-- Begin Raw data --

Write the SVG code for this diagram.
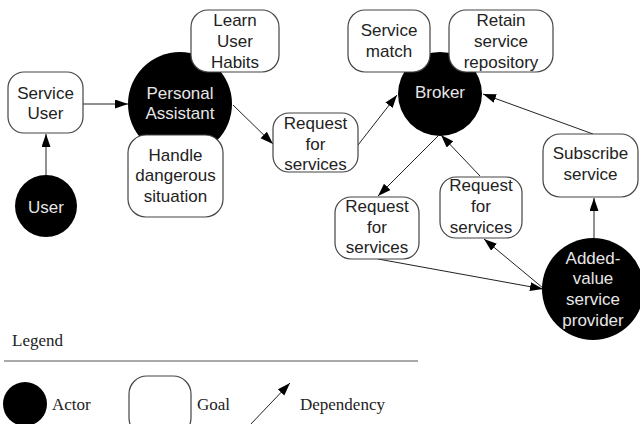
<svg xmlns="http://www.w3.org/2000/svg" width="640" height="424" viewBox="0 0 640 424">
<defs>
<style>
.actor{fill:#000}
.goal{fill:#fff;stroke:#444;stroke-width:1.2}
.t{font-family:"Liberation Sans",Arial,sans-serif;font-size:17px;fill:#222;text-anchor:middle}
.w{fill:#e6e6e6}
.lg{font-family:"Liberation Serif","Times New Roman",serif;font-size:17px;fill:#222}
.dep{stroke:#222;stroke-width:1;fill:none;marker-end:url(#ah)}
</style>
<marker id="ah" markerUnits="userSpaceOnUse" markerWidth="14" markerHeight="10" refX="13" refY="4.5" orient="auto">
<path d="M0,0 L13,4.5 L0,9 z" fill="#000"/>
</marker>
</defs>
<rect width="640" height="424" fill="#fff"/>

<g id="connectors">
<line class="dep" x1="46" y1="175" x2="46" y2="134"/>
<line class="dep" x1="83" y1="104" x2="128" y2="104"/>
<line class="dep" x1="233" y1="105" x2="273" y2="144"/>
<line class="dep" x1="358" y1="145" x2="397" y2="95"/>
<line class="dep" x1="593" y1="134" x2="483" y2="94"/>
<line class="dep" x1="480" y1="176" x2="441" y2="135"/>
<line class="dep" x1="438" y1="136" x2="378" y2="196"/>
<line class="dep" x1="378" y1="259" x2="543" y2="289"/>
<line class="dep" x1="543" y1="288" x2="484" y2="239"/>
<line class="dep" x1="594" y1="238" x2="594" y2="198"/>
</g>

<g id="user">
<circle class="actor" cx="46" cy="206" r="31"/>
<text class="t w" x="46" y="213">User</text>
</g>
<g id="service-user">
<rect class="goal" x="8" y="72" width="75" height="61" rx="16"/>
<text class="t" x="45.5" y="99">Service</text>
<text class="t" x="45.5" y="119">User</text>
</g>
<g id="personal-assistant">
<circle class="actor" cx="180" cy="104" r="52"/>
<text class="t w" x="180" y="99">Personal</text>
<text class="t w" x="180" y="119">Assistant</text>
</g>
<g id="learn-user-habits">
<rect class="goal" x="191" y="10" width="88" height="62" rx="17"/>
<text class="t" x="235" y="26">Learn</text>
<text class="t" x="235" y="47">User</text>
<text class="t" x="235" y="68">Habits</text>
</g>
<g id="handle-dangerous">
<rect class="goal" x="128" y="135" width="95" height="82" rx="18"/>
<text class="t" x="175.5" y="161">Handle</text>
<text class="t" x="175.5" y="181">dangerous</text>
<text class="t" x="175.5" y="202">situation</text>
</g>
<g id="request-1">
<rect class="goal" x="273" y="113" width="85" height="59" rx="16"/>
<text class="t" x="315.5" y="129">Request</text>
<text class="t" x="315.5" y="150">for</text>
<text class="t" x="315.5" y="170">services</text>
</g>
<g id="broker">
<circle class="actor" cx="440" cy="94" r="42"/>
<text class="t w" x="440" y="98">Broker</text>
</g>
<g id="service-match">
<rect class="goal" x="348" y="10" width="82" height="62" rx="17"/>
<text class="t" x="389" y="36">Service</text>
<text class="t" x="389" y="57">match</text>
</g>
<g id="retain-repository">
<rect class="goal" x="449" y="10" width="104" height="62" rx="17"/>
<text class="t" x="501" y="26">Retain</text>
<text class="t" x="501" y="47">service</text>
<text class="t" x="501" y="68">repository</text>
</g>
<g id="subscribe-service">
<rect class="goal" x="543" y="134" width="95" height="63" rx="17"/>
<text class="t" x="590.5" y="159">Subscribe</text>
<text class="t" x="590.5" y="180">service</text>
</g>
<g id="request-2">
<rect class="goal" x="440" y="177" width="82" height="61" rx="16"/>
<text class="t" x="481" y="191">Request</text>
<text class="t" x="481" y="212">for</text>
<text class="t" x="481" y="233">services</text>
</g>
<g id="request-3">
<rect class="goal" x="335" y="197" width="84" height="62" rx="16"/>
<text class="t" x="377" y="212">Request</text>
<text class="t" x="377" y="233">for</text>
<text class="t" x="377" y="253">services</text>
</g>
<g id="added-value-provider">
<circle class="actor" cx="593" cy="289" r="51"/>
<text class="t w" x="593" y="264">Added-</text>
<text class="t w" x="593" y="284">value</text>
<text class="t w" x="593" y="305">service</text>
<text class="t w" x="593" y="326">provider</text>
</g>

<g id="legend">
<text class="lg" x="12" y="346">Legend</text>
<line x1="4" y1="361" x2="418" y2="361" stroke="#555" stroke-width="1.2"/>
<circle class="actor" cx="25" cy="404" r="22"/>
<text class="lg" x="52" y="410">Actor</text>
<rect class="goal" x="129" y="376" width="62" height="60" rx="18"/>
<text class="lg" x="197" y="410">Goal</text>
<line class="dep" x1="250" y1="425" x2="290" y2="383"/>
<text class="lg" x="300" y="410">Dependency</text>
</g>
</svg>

-- End Raw data --

» Do this
In the copy, include no pictures; restate the listing above exactly.

» Finished exercise
Write the SVG code for this diagram.
<svg xmlns="http://www.w3.org/2000/svg" width="640" height="424" viewBox="0 0 640 424">
<defs>
<style>
.actor{fill:#000}
.goal{fill:#fff;stroke:#444;stroke-width:1.2}
.t{font-family:"Liberation Sans",Arial,sans-serif;font-size:17px;fill:#222;text-anchor:middle}
.w{fill:#e6e6e6}
.lg{font-family:"Liberation Serif","Times New Roman",serif;font-size:17px;fill:#222}
.dep{stroke:#222;stroke-width:1;fill:none;marker-end:url(#ah)}
</style>
<marker id="ah" markerUnits="userSpaceOnUse" markerWidth="14" markerHeight="10" refX="13" refY="4.5" orient="auto">
<path d="M0,0 L13,4.5 L0,9 z" fill="#000"/>
</marker>
</defs>
<rect width="640" height="424" fill="#fff"/>

<g id="connectors">
<line class="dep" x1="46" y1="175" x2="46" y2="134"/>
<line class="dep" x1="83" y1="104" x2="128" y2="104"/>
<line class="dep" x1="233" y1="105" x2="273" y2="144"/>
<line class="dep" x1="358" y1="145" x2="397" y2="95"/>
<line class="dep" x1="593" y1="134" x2="483" y2="94"/>
<line class="dep" x1="480" y1="176" x2="441" y2="135"/>
<line class="dep" x1="438" y1="136" x2="378" y2="196"/>
<line class="dep" x1="378" y1="259" x2="543" y2="289"/>
<line class="dep" x1="543" y1="288" x2="484" y2="239"/>
<line class="dep" x1="594" y1="238" x2="594" y2="198"/>
</g>

<g id="user">
<circle class="actor" cx="46" cy="206" r="31"/>
<text class="t w" x="46" y="213">User</text>
</g>
<g id="service-user">
<rect class="goal" x="8" y="72" width="75" height="61" rx="16"/>
<text class="t" x="45.5" y="99">Service</text>
<text class="t" x="45.5" y="119">User</text>
</g>
<g id="personal-assistant">
<circle class="actor" cx="180" cy="104" r="52"/>
<text class="t w" x="180" y="99">Personal</text>
<text class="t w" x="180" y="119">Assistant</text>
</g>
<g id="learn-user-habits">
<rect class="goal" x="191" y="10" width="88" height="62" rx="17"/>
<text class="t" x="235" y="26">Learn</text>
<text class="t" x="235" y="47">User</text>
<text class="t" x="235" y="68">Habits</text>
</g>
<g id="handle-dangerous">
<rect class="goal" x="128" y="135" width="95" height="82" rx="18"/>
<text class="t" x="175.5" y="161">Handle</text>
<text class="t" x="175.5" y="181">dangerous</text>
<text class="t" x="175.5" y="202">situation</text>
</g>
<g id="request-1">
<rect class="goal" x="273" y="113" width="85" height="59" rx="16"/>
<text class="t" x="315.5" y="129">Request</text>
<text class="t" x="315.5" y="150">for</text>
<text class="t" x="315.5" y="170">services</text>
</g>
<g id="broker">
<circle class="actor" cx="440" cy="94" r="42"/>
<text class="t w" x="440" y="98">Broker</text>
</g>
<g id="service-match">
<rect class="goal" x="348" y="10" width="82" height="62" rx="17"/>
<text class="t" x="389" y="36">Service</text>
<text class="t" x="389" y="57">match</text>
</g>
<g id="retain-repository">
<rect class="goal" x="449" y="10" width="104" height="62" rx="17"/>
<text class="t" x="501" y="26">Retain</text>
<text class="t" x="501" y="47">service</text>
<text class="t" x="501" y="68">repository</text>
</g>
<g id="subscribe-service">
<rect class="goal" x="543" y="134" width="95" height="63" rx="17"/>
<text class="t" x="590.5" y="159">Subscribe</text>
<text class="t" x="590.5" y="180">service</text>
</g>
<g id="request-2">
<rect class="goal" x="440" y="177" width="82" height="61" rx="16"/>
<text class="t" x="481" y="191">Request</text>
<text class="t" x="481" y="212">for</text>
<text class="t" x="481" y="233">services</text>
</g>
<g id="request-3">
<rect class="goal" x="335" y="197" width="84" height="62" rx="16"/>
<text class="t" x="377" y="212">Request</text>
<text class="t" x="377" y="233">for</text>
<text class="t" x="377" y="253">services</text>
</g>
<g id="added-value-provider">
<circle class="actor" cx="593" cy="289" r="51"/>
<text class="t w" x="593" y="264">Added-</text>
<text class="t w" x="593" y="284">value</text>
<text class="t w" x="593" y="305">service</text>
<text class="t w" x="593" y="326">provider</text>
</g>

<g id="legend">
<text class="lg" x="12" y="346">Legend</text>
<line x1="4" y1="361" x2="418" y2="361" stroke="#555" stroke-width="1.2"/>
<circle class="actor" cx="25" cy="404" r="22"/>
<text class="lg" x="52" y="410">Actor</text>
<rect class="goal" x="129" y="376" width="62" height="60" rx="18"/>
<text class="lg" x="197" y="410">Goal</text>
<line class="dep" x1="250" y1="425" x2="290" y2="383"/>
<text class="lg" x="300" y="410">Dependency</text>
</g>
</svg>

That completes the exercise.